Elliott was previously the associate national political director for Clean Water Action Alliance, one of the nation's largest environmental organizations, before leaving that position to coordinate local operations for Ellison. In his position with Clean Water Action, Elliott spent a large amount of time lobbying legislators at the Minnesota Legislature. It was there that he got to know Ellison, who represented part of Downtown in the House from 2002 until he was elected to Congress last fall. Elliott worked on Ellison's campaign early on and Clean Water Action endorsed the congressional candidate.
After Ellison was elected, the opportunity to create a local office for a progressive member of Congress drew Elliott away from his position at Clean Water Action.

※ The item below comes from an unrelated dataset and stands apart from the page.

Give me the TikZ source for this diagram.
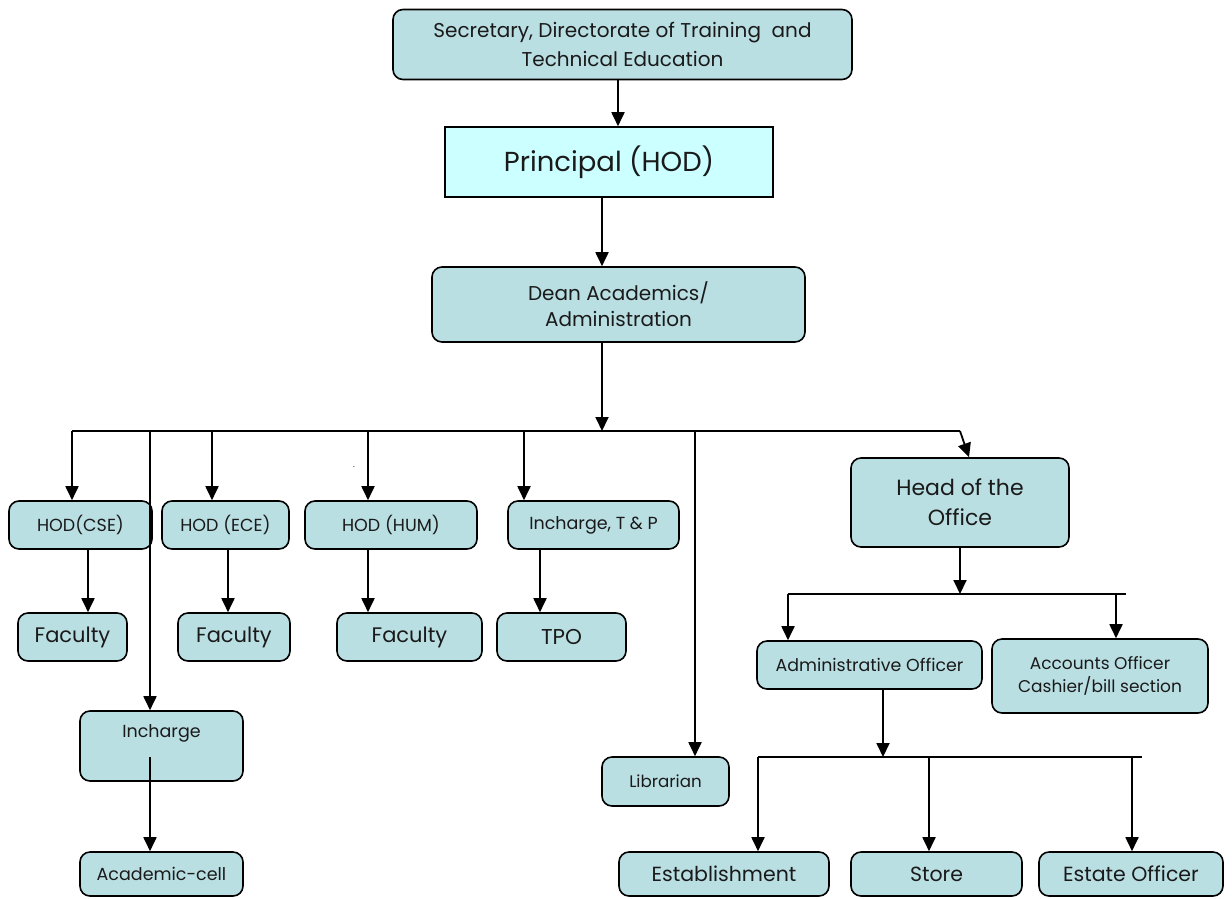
\documentclass[tikz,border=0pt]{standalone}
\usepackage{fontspec}
\setmainfont{Poppins}
\usetikzlibrary{arrows.meta,calc}
\definecolor{boxfill}{HTML}{BADFE3}
\definecolor{princfill}{HTML}{CCFFFF}
\definecolor{txt}{HTML}{1A1A1A}
\begin{document}
\begin{tikzpicture}[x=1pt,y=-1pt,
  box/.style={draw=black,line width=1.6pt,fill=boxfill,rounded corners=10pt,inner sep=0pt,align=center,text=txt},
  conn/.style={line width=1.8pt,draw=black},
  arr/.style={conn,-{Triangle[length=14pt,width=13pt]}}
]
\useasboundingbox (0,0) rectangle (1232,898);
\fill[white] (0,0) rectangle (1232,898);

% nodes
\node[box,minimum width=459pt,minimum height=70pt,font=\fontsize{20}{29}\selectfont] (sec) at (622.5,44.5)
  {Secretary, Directorate of Training\ \ and\\ Technical Education};
\node[box,rounded corners=0pt,fill=princfill,minimum width=328pt,minimum height=70pt,font=\fontsize{27.5}{30}\selectfont] (prin) at (609,162)
  {Principal (HOD)};
\node[box,minimum width=373pt,minimum height=75pt,font=\fontsize{20}{26}\selectfont] (dean) at (618.5,304.5)
  {Dean Academics/\\ Administration};

\node[box,minimum width=143pt,minimum height=48pt,font=\fontsize{17.5}{20}\selectfont] (hodcse) at (80.5,525) {HOD(CSE)};
\node[box,minimum width=127pt,minimum height=48pt,font=\fontsize{17.5}{20}\selectfont] (hodece) at (225.5,525) {HOD (ECE)};
\node[box,minimum width=172pt,minimum height=48pt,font=\fontsize{17.5}{20}\selectfont] (hodhum) at (391,525) {HOD (HUM)};
\node[box,minimum width=171pt,minimum height=48pt,font=\fontsize{17.5}{20}\selectfont] (tp) at (593.5,525) {Incharge, T \& P};

\node[box,minimum width=109pt,minimum height=48pt,font=\fontsize{21}{24}\selectfont] (fac1) at (72.5,637) {Faculty};
\node[box,minimum width=112pt,minimum height=48pt,font=\fontsize{21}{24}\selectfont] (fac2) at (234,637) {Faculty};
\node[box,minimum width=145pt,minimum height=48pt,font=\fontsize{21}{24}\selectfont] (fac3) at (409.5,637) {Faculty};
\node[box,minimum width=129pt,minimum height=48pt,font=\fontsize{21.5}{24}\selectfont] (tpo) at (561.5,637) {TPO};

\node[box,minimum width=163pt,minimum height=70pt,text height=13pt,text depth=30pt,font=\fontsize{17.5}{20}\selectfont] (inch) at (161.5,746) {Incharge};
\node[box,minimum width=163pt,minimum height=44pt,font=\fontsize{17.5}{20}\selectfont] (acad) at (161.5,874) {Academic-cell};
\node[box,minimum width=127pt,minimum height=49pt,font=\fontsize{16.7}{20}\selectfont] (lib) at (665.5,781.5) {Librarian};

\node[box,minimum width=218pt,minimum height=89pt,font=\fontsize{22}{30}\selectfont] (hoo) at (960,502.5) {Head of the\\ Office};
\node[box,minimum width=225pt,minimum height=48pt,font=\fontsize{17.4}{20}\selectfont] (admin) at (869.5,665) {Administrative Officer};
\node[box,minimum width=216pt,minimum height=74pt,font=\fontsize{17}{23}\selectfont] (acct) at (1100,676) {Accounts Officer\\ Cashier/bill section};

\node[box,minimum width=210pt,minimum height=44pt,font=\fontsize{20.5}{24}\selectfont] (est) at (724,874) {Establishment};
\node[box,minimum width=171pt,minimum height=44pt,font=\fontsize{20.5}{24}\selectfont] (store) at (936.5,874) {Store};
\node[box,minimum width=184pt,minimum height=44pt,font=\fontsize{20.5}{24}\selectfont] (estate) at (1131,874) {Estate Officer};

\node[inner sep=0pt,font=\fontsize{8}{8}\selectfont] (dot) at (354,467) {.};

% coordinates
\coordinate (a0) at (618,100);
\coordinate (a1) at (602,200);
\coordinate (b0) at (602,431);
\coordinate (b1) at (72,431);
\coordinate (b2) at (150,431);
\coordinate (b3) at (212,431);
\coordinate (b4) at (368,431);
\coordinate (b5) at (524,431);
\coordinate (b6) at (695,431);
\coordinate (bR) at (960,431);
\coordinate (f1) at (88,600);
\coordinate (f2) at (228,600);
\coordinate (f3) at (368,600);
\coordinate (f4) at (540,600);
\coordinate (inchin) at (150,757);
\coordinate (s0) at (960,594);
\coordinate (sL) at (788,594);
\coordinate (sR) at (1126,594);
\coordinate (s2) at (1116,594);
\coordinate (t0) at (883,757);
\coordinate (tL) at (758,757);
\coordinate (tR) at (1142,757);
\coordinate (t2) at (929,757);
\coordinate (t3) at (1132,757);

% connectors
\draw[arr] (sec.south -| a0) -- (a0 |- prin.north);
\draw[arr] (prin.south -| a1) -- (a1 |- dean.north);
\draw[arr] (dean.south -| b0) -- (b0);
\draw[conn] (b1) -- (bR);
\draw[arr] (bR) -- ($(hoo.north)+(9,0)$);
\draw[arr] (b1) -- (b1 |- hodcse.north);
\draw[arr] (b2) -- (b2 |- inch.north);
\draw[arr] (b3) -- (b3 |- hodece.north);
\draw[arr] (b4) -- (b4 |- hodhum.north);
\draw[arr] (b5) -- (b5 |- tp.north);
\draw[arr] (b6) -- (b6 |- lib.north);

\draw[arr] (hodcse.south -| f1) -- (f1 |- fac1.north);
\draw[arr] (hodece.south -| f2) -- (f2 |- fac2.north);
\draw[arr] (hodhum.south -| f3) -- (f3 |- fac3.north);
\draw[arr] (tp.south -| f4) -- (f4 |- tpo.north);
\draw[arr] (inchin) -- (inchin |- acad.north);

\draw[arr] (hoo.south) -- (s0);
\draw[conn] (sL) -- (sR);
\draw[arr] (sL) -- (sL |- admin.north);
\draw[arr] (s2) -- (s2 |- acct.north);

\draw[arr] (admin.south -| t0) -- (t0);
\draw[conn] (tL) -- (tR);
\draw[arr] (tL) -- (tL |- est.north);
\draw[arr] (t2) -- (t2 |- store.north);
\draw[arr] (t3) -- (t3 |- estate.north);
\end{tikzpicture}
\end{document}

“The opportunity doesn't come along very often,” Elliott said.
Elliott completed his master's degree in environmental policy at the University of Minnesota's Hubert H. Humphrey Institute of Public Affairs in 1998. He knows Minneapolis well because he and his wife, Geri Katz, both grew up in Southwest - he in Fulton and she in Lynnhurst.
“I grew up with my family walking around the lakes, fishing at the lakes,” Elliott said.

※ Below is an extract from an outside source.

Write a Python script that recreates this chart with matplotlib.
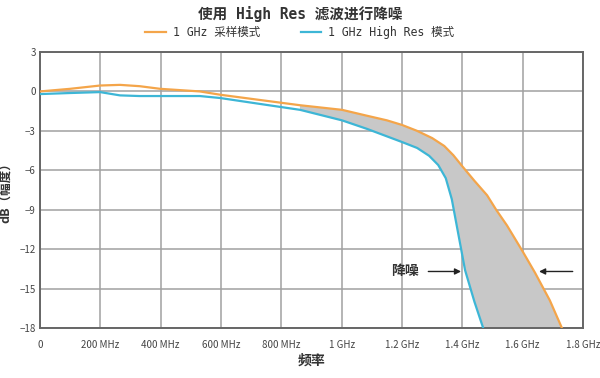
import numpy as np
import matplotlib.pyplot as plt

plt.rcParams['font.family'] = ['Noto Sans CJK SC', 'DejaVu Sans']

# frequency in MHz, level in dB
f_sample = [0, 100, 199, 265, 330, 398, 530, 597, 729, 862, 1001, 1084, 1150, 1200, 1250, 1300,
            1340, 1370, 1400, 1440, 1482, 1512, 1548, 1598, 1641, 1690, 1730]
db_sample = [0.0, 0.2, 0.45, 0.5, 0.4, 0.2, 0.0, -0.25, -0.65, -1.05, -1.4, -1.85, -2.2, -2.55, -3.0, -3.55,
             -4.15, -4.85, -5.7, -6.8, -7.9, -9.0, -10.2, -12.1, -13.8, -15.9, -18.0]

f_hires = [0, 100, 199, 265, 330, 398, 530, 597, 729, 862, 1001, 1084, 1200, 1250,
           1290, 1320, 1345, 1365, 1387, 1409, 1440, 1469]
db_hires = [-0.2, -0.12, -0.05, -0.3, -0.35, -0.35, -0.35, -0.5, -0.95, -1.4, -2.2, -2.85, -3.85, -4.3,
            -4.9, -5.6, -6.6, -8.2, -10.9, -13.6, -16.0, -18.0]

xticks = [0, 200, 400, 600, 800, 1000, 1200, 1400, 1600, 1800]
xlabels = ['0', '200 MHz', '400 MHz', '600 MHz', '800 MHz', '1 GHz', '1.2 GHz', '1.4 GHz', '1.6 GHz', '1.8 GHz']
yticks = [3, 0, -3, -6, -9, -12, -15, -18]

orange = '#F4A54A'
blue = '#3DB6D6'
mono = ['DejaVu Sans Mono', 'Noto Sans CJK SC']

fig = plt.figure(figsize=(6, 3.78), dpi=100)
ax = fig.add_axes([0.0667, 0.1323, 0.905, 0.7301])

# shaded difference between the two modes
fg = np.linspace(860, 1800, 500)
top = np.interp(fg, f_sample, db_sample)
bot = np.interp(fg, f_hires, db_hires)
ax.fill_between(fg, bot, top, color='#C8C8C8', lw=0, zorder=1)

ax.plot(f_sample, db_sample, color=orange, lw=1.6, zorder=3, label='1 GHz 采样模式')
ax.plot(f_hires, db_hires, color=blue, lw=1.6, zorder=3, label='1 GHz High Res 模式')

ax.set_xlim(0, 1800)
ax.set_ylim(-18, 3)
ax.set_xticks(xticks)
ax.set_xticklabels(xlabels)
ax.set_yticks(yticks)
ax.tick_params(length=0, labelsize=7, colors='#444444')
ax.tick_params(axis='x', pad=9)
ax.tick_params(axis='y', pad=3)
ax.grid(True, color='#A0A0A0', lw=1.1, zorder=0)
ax.set_axisbelow(True)
for s in ax.spines.values():
    s.set_color('#666666')
    s.set_linewidth(1.4)

ax.set_xlabel('频率', fontsize=10, fontweight='bold', color='#333333', labelpad=2)
ax.set_ylabel('dB（幅度）', fontsize=9, fontweight='bold', color='#333333')
ax.yaxis.set_label_coords(-0.052, 0.5)

# annotation
ax.text(1255, -13.7, '降噪', fontsize=10, fontweight='bold', color='#333333',
        ha='right', va='center', zorder=5)
ax.annotate('', xy=(1405, -13.7), xytext=(1278, -13.7),
            arrowprops=dict(arrowstyle='-|>', color='#222222', lw=1, mutation_scale=9), zorder=5)
ax.annotate('', xy=(1645, -13.7), xytext=(1775, -13.7),
            arrowprops=dict(arrowstyle='-|>', color='#222222', lw=1, mutation_scale=9), zorder=5)

fig.suptitle('使用 High Res 滤波进行降噪', y=0.985, fontsize=10.5, fontweight='bold',
             color='#333333', family=mono)
fig.legend(loc='upper center', bbox_to_anchor=(0.5, 0.958), ncol=2, frameon=False,
           prop={'family': mono, 'size': 8.3}, handlelength=1.8, columnspacing=3.5,
           handletextpad=0.6, labelcolor='#333333')

fig.savefig('out.png', dpi=100)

The other permanent full-time staff member in the district office is Trayshana Thomas, who manages Ellison's schedule when he's in Minneapolis. Thomas has worked with Ellison for eight years, serving as a legal assistant at his law office and working on his campaigns for both the Minnesota Legislature and Congress.

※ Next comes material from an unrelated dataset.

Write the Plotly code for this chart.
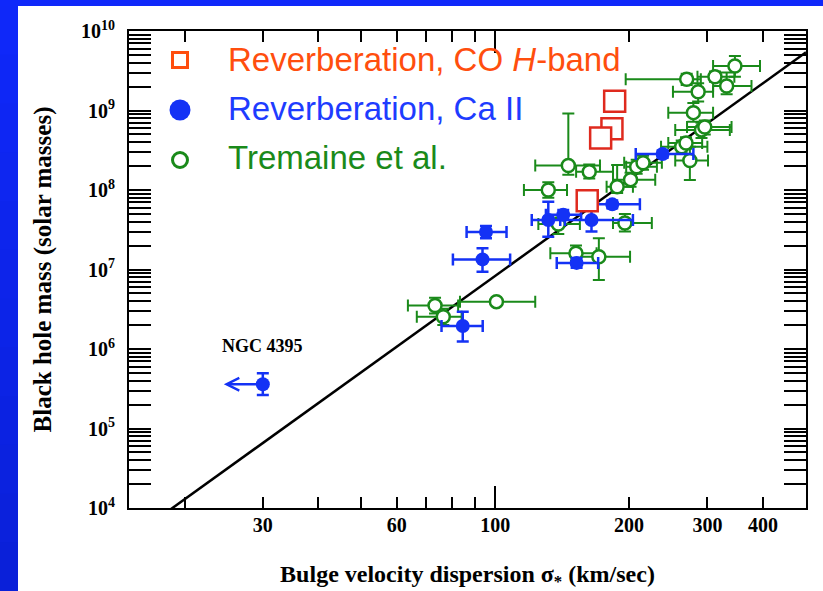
import numpy as np
import plotly.graph_objects as go

# ---- data -----------------------------------------------------------------
# Tremaine et al. sample (sigma in km/s, black hole mass in solar masses)
green_sigma = [346, 269.5, 312, 331.5, 286, 279, 291, 296, 262.6, 274, 268.6, 208, 215,
               146, 162.7, 131.6, 188, 201.5, 195.7, 138.6, 151.9, 171, 73.2, 76.4, 100.6]
green_mass = [3.63e9, 2.47e9, 2.66e9, 2.03e9, 1.72e9, 9.4e8, 5.7e8, 6.2e8, 3.5e8, 2.35e8, 3.9e8,
              1.96e8, 2.2e8, 2.03e8, 1.7e8, 1.0e8, 1.1e8, 1.35e8, 3.85e7, 3.73e7, 1.6e7,
              1.45e7, 3.52e6, 2.55e6, 3.94e6]
green_sigma_lo = [309, 196.5, 285, 309, 251, 245, 254, 270, 236, 254, 245, 197, 195,
                  123, 152, 116, 178, 184, 184, 125, 133, 152, 63.6, 66.6, 83.3]
green_sigma_hi = [394, 290, 345, 377, 309, 309, 337, 340, 300, 301, 292, 231, 237,
                  172, 184, 145, 204, 229, 225, 155, 169, 201, 82.5, 84, 123]
green_mass_lo = [2.66e9, 2.1e9, 2.3e9, 1.6e9, 1.3e9, 7.2e8, 4.5e8, 5.0e8, 2.9e8, 1.34e8, 3.3e8,
                 1.6e8, 1.8e8, 1.55e8, 1.4e8, 8.0e7, 9.2e7, 1.1e8, 3.0e7, 2.8e7, 1.3e7,
                 7.4e6, 2.8e6, 2.0e6, 3.6e6]
green_mass_hi = [4.85e9, 2.9e9, 3.1e9, 3.0e9, 2.2e9, 1.24e9, 7.0e8, 7.5e8, 4.2e8, 3.5e8, 4.6e8,
                 2.4e8, 2.7e8, 9.2e8, 2.1e8, 1.25e8, 2.06e8, 1.65e8, 5.0e7, 4.8e7, 2.0e7,
                 2.47e7, 4.4e6, 3.2e6, 4.3e6]

# Reverberation-mapped AGN with Ca II triplet dispersions
blue_sigma = [95.3, 93.6, 84.5, 131.6, 142.2, 164.6, 183.3, 152.4, 237.9]
blue_mass = [2.96e7, 1.34e7, 1.95e6, 4.2e7, 4.9e7, 4.2e7, 6.6e7, 1.21e7, 2.84e8]
blue_sigma_lo = [86.2, 80.3, 75.7, 120.8, 130, 140, 169, 137.5, 207]
blue_sigma_hi = [106, 108, 93.7, 143.5, 156, 204, 211.5, 170.4, 279]
blue_mass_lo = [2.47e7, 9.4e6, 1.24e6, 2.59e7, 4.3e7, 3.0e7, 5.9e7, 1.05e7, 2.55e8]
blue_mass_hi = [3.52e7, 1.85e7, 2.94e6, 7.1e7, 5.6e7, 5.6e7, 7.4e7, 1.4e7, 3.15e8]

# NGC 4395: upper limit on sigma
ngc_sigma = [30]
ngc_mass = [3.6e5]
ngc_mass_lo = [2.64e5]
ngc_mass_hi = [4.94e5]

# Reverberation-mapped AGN with CO H-band dispersions
co_sigma = [185.6, 183, 172.6, 161]
co_mass = [1.31e9, 5.9e8, 4.5e8, 7.3e7]

# M-sigma fit line
fit_sigma = [18.5, 500]
fit_mass = [9.4e3, 5.4e9]

x_tickvals = [30, 60, 100, 200, 300, 400]
x_ticktext = ["30", "60", "100", "200", "300", "400"]
x_minorvals = [20, 40, 50, 70, 80, 90]
y_exponents = [4, 5, 6, 7, 8, 9, 10]

legend_labels = ["Reverberation, CO <i>H</i>-band", "Reverberation, Ca II", "Tremaine et al."]

# ---- styling --------------------------------------------------------------
W, H = 823, 591
ML, MR, MT, MB = 129, 17, 31, 83
PW, PH = W - ML - MR, H - MT - MB
X_RANGE = [np.log10(15), np.log10(500)]
Y_RANGE = [4, 10]

ORANGE = "#FF4E0E"
RED = "#DF2A1E"
BLUE = "#1432F5"
BLUE_TXT = "#1E3CFF"
GREEN = "#1A8A1A"
SERIF = "Liberation Serif"
SANS = "Liberation Sans"


def px_to_paper_x(px):
    return (px - ML) / PW


def px_to_paper_y(py):
    return (H - MB - py) / PH


def errs(center, lo, hi):
    c = np.asarray(center, float)
    return np.asarray(hi, float) - c, c - np.asarray(lo, float)


fig = go.Figure()

# fit line
fig.add_trace(go.Scatter(x=fit_sigma, y=fit_mass, mode="lines",
                         line=dict(color="black", width=2.5), showlegend=False))

# Tremaine sample
gp, gm = errs(green_sigma, green_sigma_lo, green_sigma_hi)
mp, mm = errs(green_mass, green_mass_lo, green_mass_hi)
fig.add_trace(go.Scatter(
    x=green_sigma, y=green_mass, mode="markers", showlegend=False,
    marker=dict(symbol="circle", size=13, color="white", line=dict(color=GREEN, width=2.5)),
    error_x=dict(type="data", array=gp, arrayminus=gm, color=GREEN, thickness=2, width=6),
    error_y=dict(type="data", array=mp, arrayminus=mm, color=GREEN, thickness=2, width=6),
))

# Ca II reverberation sample
bp, bm = errs(blue_sigma, blue_sigma_lo, blue_sigma_hi)
bmp, bmm = errs(blue_mass, blue_mass_lo, blue_mass_hi)
fig.add_trace(go.Scatter(
    x=blue_sigma, y=blue_mass, mode="markers", showlegend=False,
    marker=dict(symbol="circle", size=14, color=BLUE),
    error_x=dict(type="data", array=bp, arrayminus=bm, color=BLUE, thickness=2.5, width=6),
    error_y=dict(type="data", array=bmp, arrayminus=bmm, color=BLUE, thickness=2.5, width=6),
))

# NGC 4395
nmp, nmm = errs(ngc_mass, ngc_mass_lo, ngc_mass_hi)
fig.add_trace(go.Scatter(
    x=ngc_sigma, y=ngc_mass, mode="markers", showlegend=False,
    marker=dict(symbol="circle", size=14, color=BLUE),
    error_y=dict(type="data", array=nmp, arrayminus=nmm, color=BLUE, thickness=2.5, width=6),
))

# CO H-band reverberation sample
fig.add_trace(go.Scatter(
    x=co_sigma, y=co_mass, mode="markers", showlegend=False,
    marker=dict(symbol="square", size=21, color="white", line=dict(color=RED, width=2.5)),
))

# tick overlay carrying the long tick at 100 km/s
fig.add_trace(go.Scatter(x=[], y=[], xaxis="x3", yaxis="y", showlegend=False))

# legend glyphs on a unit helper axis
leg_rows_px = [60, 110, 160]
leg_x = px_to_paper_x(180)
leg_styles = [
    dict(symbol="square", size=15, color="white", line=dict(color=ORANGE, width=3)),
    dict(symbol="circle", size=21, color=BLUE),
    dict(symbol="circle", size=15, color="white", line=dict(color=GREEN, width=3)),
]
for row, st in zip(leg_rows_px, leg_styles):
    fig.add_trace(go.Scatter(x=[leg_x], y=[px_to_paper_y(row)], mode="markers",
                             marker=st, xaxis="x2", yaxis="y2", showlegend=False,
                             hoverinfo="skip"))

leg_colors = [ORANGE, BLUE_TXT, GREEN]
leg_text_px = [59, 109, 157]
annotations = []
for lab, col, row in zip(legend_labels, leg_colors, leg_text_px):
    annotations.append(dict(x=px_to_paper_x(226), y=px_to_paper_y(row), xref="paper", yref="paper",
                            text=lab, showarrow=False, xanchor="left", yanchor="middle",
                            font=dict(family=SANS, size=33, color=col)))

# NGC 4395 label and upper-limit arrow
annotations.append(dict(x=np.log10(ngc_sigma[0]), y=np.log10(ngc_mass[0]), xref="x", yref="y",
                        text="NGC 4395", showarrow=False, yshift=38, xanchor="center",
                        yanchor="middle", font=dict(family=SERIF, size=18, color="black", weight="bold")))
annotations.append(dict(x=np.log10(ngc_sigma[0]), y=np.log10(ngc_mass[0]), xref="x", yref="y",
                        text="", showarrow=True, arrowhead=5, arrowsize=1, arrowwidth=2.5,
                        arrowcolor=BLUE, ax=39, ay=0, xshift=-39))

# slide frame: blue strip along the top and down the left side (darker toward the bottom)
shapes = [dict(type="rect", xref="paper", yref="paper",
               x0=px_to_paper_x(-2), x1=px_to_paper_x(W + 2),
               y0=px_to_paper_y(6), y1=px_to_paper_y(-2),
               line=dict(width=0), fillcolor="rgb(15,40,250)", layer="above")]
n_band = 12
top_rgb = np.array([15, 40, 250])
bot_rgb = np.array([10, 32, 216])
for i in range(n_band):
    f = (i + 0.5) / n_band
    c = (top_rgb * (1 - f) + bot_rgb * f).round().astype(int)
    y0 = 6 + (H - 6) * i / n_band
    y1 = 6 + (H - 6) * (i + 1) / n_band + 1
    shapes.append(dict(type="rect", xref="paper", yref="paper",
                       x0=px_to_paper_x(-2), x1=px_to_paper_x(18),
                       y0=px_to_paper_y(y1), y1=px_to_paper_y(y0),
                       line=dict(width=0), fillcolor=f"rgb({c[0]},{c[1]},{c[2]})", layer="above"))

y_minor = [m * 10 ** e for e in range(4, 10) for m in range(2, 10)]

fig.update_layout(
    width=W, height=H,
    margin=dict(l=ML, r=MR, t=MT, b=MB, autoexpand=False),
    paper_bgcolor="white", plot_bgcolor="white",
    showlegend=False,
    annotations=annotations,
    shapes=shapes,
    xaxis=dict(
        type="log", range=X_RANGE, showgrid=False, zeroline=False, automargin=False,
        showline=True, linecolor="black", linewidth=2, mirror="allticks",
        ticks="inside", ticklen=11, tickwidth=1.5, tickcolor="black",
        tickmode="array", tickvals=x_tickvals, ticktext=x_ticktext,
        tickfont=dict(family=SERIF, size=20, color="black", weight="bold"),
        ticklabelstandoff=-2,
        minor=dict(ticks="inside", ticklen=11, tickwidth=1.5, tickcolor="black",
                   tickmode="array", tickvals=x_minorvals),
        title=dict(text="Bulge velocity dispersion σ<sub>*</sub> (km/sec)", standoff=33,
                   font=dict(family=SERIF, size=24, color="black", weight="bold")),
    ),
    xaxis3=dict(
        type="log", range=X_RANGE, overlaying="x", anchor="y", showgrid=False, zeroline=False,
        showline=False, mirror="allticks", ticks="inside", ticklen=22, tickwidth=1.5,
        tickcolor="black", tickmode="array", tickvals=[100], showticklabels=False,
        automargin=False,
    ),
    yaxis=dict(
        type="log", range=Y_RANGE, showgrid=False, zeroline=False, automargin=False,
        showline=True, linecolor="black", linewidth=2, mirror="allticks",
        ticks="inside", ticklen=22, tickwidth=1.5, tickcolor="black",
        tickmode="array", tickvals=[10 ** e for e in y_exponents],
        ticktext=[f"10<sup>{e}</sup>" for e in y_exponents],
        tickfont=dict(family=SERIF, size=20, color="black", weight="bold"),
        ticklabelstandoff=8,
        minor=dict(ticks="inside", ticklen=11, tickwidth=1.5, tickcolor="black",
                   tickmode="array", tickvals=y_minor),
        title=dict(text="Black hole mass (solar masses)", standoff=22,
                   font=dict(family=SERIF, size=25, color="black", weight="bold")),
    ),
    xaxis2=dict(range=[0, 1], overlaying="x", visible=False, anchor="y2", automargin=False),
    yaxis2=dict(range=[0, 1], overlaying="y", visible=False, anchor="x2", automargin=False),
)

fig.write_html("out.html")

She said Ellison's schedule is packed when he returns to the district each weekend. He tries to get to some type of public venue to engage with constituents each weekend, attend a faith-based gathering every Sunday, and schedule meetings with organizations such as labor groups.
“We're getting a lot of requests [to meet with Ellison] from just about every arena,” Thomas said.
As the district's office is getting up and running, a lot of calls and communication have been going to Ellison's Washington, D.C., office. Although those offices aren't fully functioning yet, either - staff members aren't yet receiving e-mails, for example - Communications Director Rick Jauert said the office received about 75 phone calls from district constituents alone in the last week of January. One of the main issues constituents have called about is their opposition to the president's plan to send more troops to Iraq, Jauert said. He said the office is still receiving a huge number of press calls from all around the world, but the congressman is trying to keep his focus on constituents in his district. Jauert, who has worked on Capitol Hill for other Minnesota representatives including Congresswoman Betty McCollum, Congressman Bruce Vento and Congressman Gerry Sikorski, said the amount of attention and the number of calls Ellison has received is something he hasn't seen before.
“I've been here for 25 years, and I've never seen anything like this,” Jauert said.
Although Ellison's overbooked schedule and attempt to be out in the district as much as possible when in Minnesota has prevented him from spending much time in his office in the Urban League building, he has a small office there adorned with large, colorful letters hanging on the wall that spell “peace,” a central message of his campaign. The search is currently underway for a permanent district office space, for which the Minneapolis Urban League building is still a strong contender. Elliott said the North Side location is good because it is easily accessible from Downtown, can be reached via bus routes from all over the city and has free parking. Draw a diagonal line through the Fifth Congressional District - which includes Minneapolis and 12 inner-ring suburbs - and the Urban League building is near the center, Elliott said. It was also where Ellison's law office used to be, which made it accessible immediately.
“It was a place that was available to us so that he could have the doors open the day he was sworn in,” Elliott said.